**Exercise instructions:** Print the listing from its top line through the line containing "const fmt = (v)", nothing more, and leave out the pictures.

--- BEGIN Data segment ---

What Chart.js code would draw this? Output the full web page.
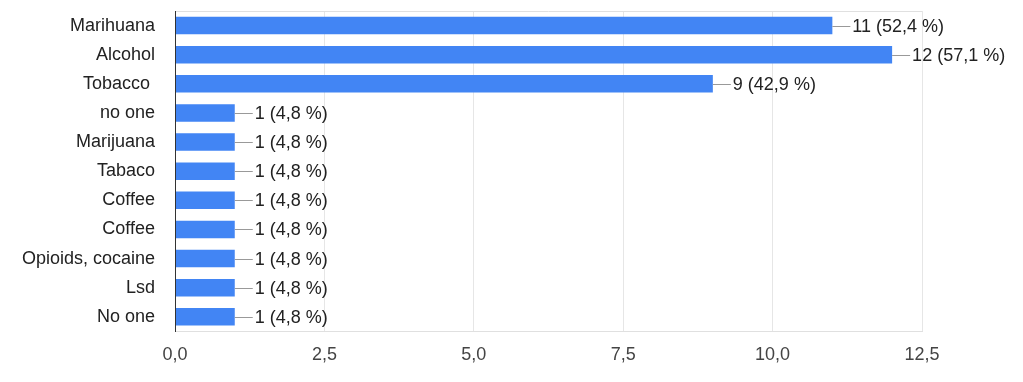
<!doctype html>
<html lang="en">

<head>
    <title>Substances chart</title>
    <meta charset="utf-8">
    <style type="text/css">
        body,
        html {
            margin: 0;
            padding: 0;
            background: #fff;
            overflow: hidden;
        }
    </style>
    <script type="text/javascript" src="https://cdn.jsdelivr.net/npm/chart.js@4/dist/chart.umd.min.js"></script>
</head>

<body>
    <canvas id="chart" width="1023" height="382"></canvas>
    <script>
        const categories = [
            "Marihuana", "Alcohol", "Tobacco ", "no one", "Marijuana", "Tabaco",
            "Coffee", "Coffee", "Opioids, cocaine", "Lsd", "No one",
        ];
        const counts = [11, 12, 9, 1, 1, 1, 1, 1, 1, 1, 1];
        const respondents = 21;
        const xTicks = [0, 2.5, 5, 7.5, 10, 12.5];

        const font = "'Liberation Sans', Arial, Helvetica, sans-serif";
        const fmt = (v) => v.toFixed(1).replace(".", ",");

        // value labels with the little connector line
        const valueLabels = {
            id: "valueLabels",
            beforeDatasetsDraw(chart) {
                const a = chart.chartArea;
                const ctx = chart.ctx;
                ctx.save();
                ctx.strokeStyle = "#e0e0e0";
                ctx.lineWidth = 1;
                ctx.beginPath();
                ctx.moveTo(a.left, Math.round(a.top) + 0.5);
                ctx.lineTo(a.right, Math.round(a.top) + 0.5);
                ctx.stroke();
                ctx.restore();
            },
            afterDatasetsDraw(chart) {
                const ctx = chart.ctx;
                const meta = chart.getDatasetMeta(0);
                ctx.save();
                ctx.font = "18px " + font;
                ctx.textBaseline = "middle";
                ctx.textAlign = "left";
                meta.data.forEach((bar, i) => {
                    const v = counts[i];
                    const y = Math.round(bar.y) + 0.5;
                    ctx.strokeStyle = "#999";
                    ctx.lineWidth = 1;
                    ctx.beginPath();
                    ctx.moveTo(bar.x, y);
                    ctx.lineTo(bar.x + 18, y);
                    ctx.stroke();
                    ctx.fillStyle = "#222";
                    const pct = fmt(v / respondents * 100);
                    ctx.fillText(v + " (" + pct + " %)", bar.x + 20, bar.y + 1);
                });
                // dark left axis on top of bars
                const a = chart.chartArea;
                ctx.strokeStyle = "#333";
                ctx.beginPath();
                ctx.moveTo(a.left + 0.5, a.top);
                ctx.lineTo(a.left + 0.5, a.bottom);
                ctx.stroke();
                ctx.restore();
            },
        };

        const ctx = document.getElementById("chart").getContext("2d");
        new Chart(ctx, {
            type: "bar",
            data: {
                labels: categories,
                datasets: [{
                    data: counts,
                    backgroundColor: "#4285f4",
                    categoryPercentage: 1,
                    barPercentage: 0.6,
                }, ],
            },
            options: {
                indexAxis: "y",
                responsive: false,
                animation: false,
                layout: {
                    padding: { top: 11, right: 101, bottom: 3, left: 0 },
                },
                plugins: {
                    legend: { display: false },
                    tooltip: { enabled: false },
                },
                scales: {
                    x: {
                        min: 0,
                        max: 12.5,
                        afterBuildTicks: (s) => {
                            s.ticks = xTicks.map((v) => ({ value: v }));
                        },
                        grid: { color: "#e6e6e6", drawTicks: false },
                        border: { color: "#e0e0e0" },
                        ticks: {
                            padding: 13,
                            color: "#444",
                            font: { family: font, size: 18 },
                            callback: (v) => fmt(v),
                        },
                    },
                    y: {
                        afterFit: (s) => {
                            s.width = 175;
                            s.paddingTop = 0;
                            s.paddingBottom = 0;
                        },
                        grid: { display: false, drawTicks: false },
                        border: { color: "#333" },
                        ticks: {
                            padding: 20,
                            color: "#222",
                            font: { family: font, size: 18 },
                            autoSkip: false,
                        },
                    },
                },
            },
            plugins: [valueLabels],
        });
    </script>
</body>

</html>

--- END Data segment ---

**Response below:**
What Chart.js code would draw this? Output the full web page.
<!doctype html>
<html lang="en">

<head>
    <title>Substances chart</title>
    <meta charset="utf-8">
    <style type="text/css">
        body,
        html {
            margin: 0;
            padding: 0;
            background: #fff;
            overflow: hidden;
        }
    </style>
    <script type="text/javascript" src="https://cdn.jsdelivr.net/npm/chart.js@4/dist/chart.umd.min.js"></script>
</head>

<body>
    <canvas id="chart" width="1023" height="382"></canvas>
    <script>
        const categories = [
            "Marihuana", "Alcohol", "Tobacco ", "no one", "Marijuana", "Tabaco",
            "Coffee", "Coffee", "Opioids, cocaine", "Lsd", "No one",
        ];
        const counts = [11, 12, 9, 1, 1, 1, 1, 1, 1, 1, 1];
        const respondents = 21;
        const xTicks = [0, 2.5, 5, 7.5, 10, 12.5];

        const font = "'Liberation Sans', Arial, Helvetica, sans-serif";
        const fmt = (v) => v.toFixed(1).replace(".", ",");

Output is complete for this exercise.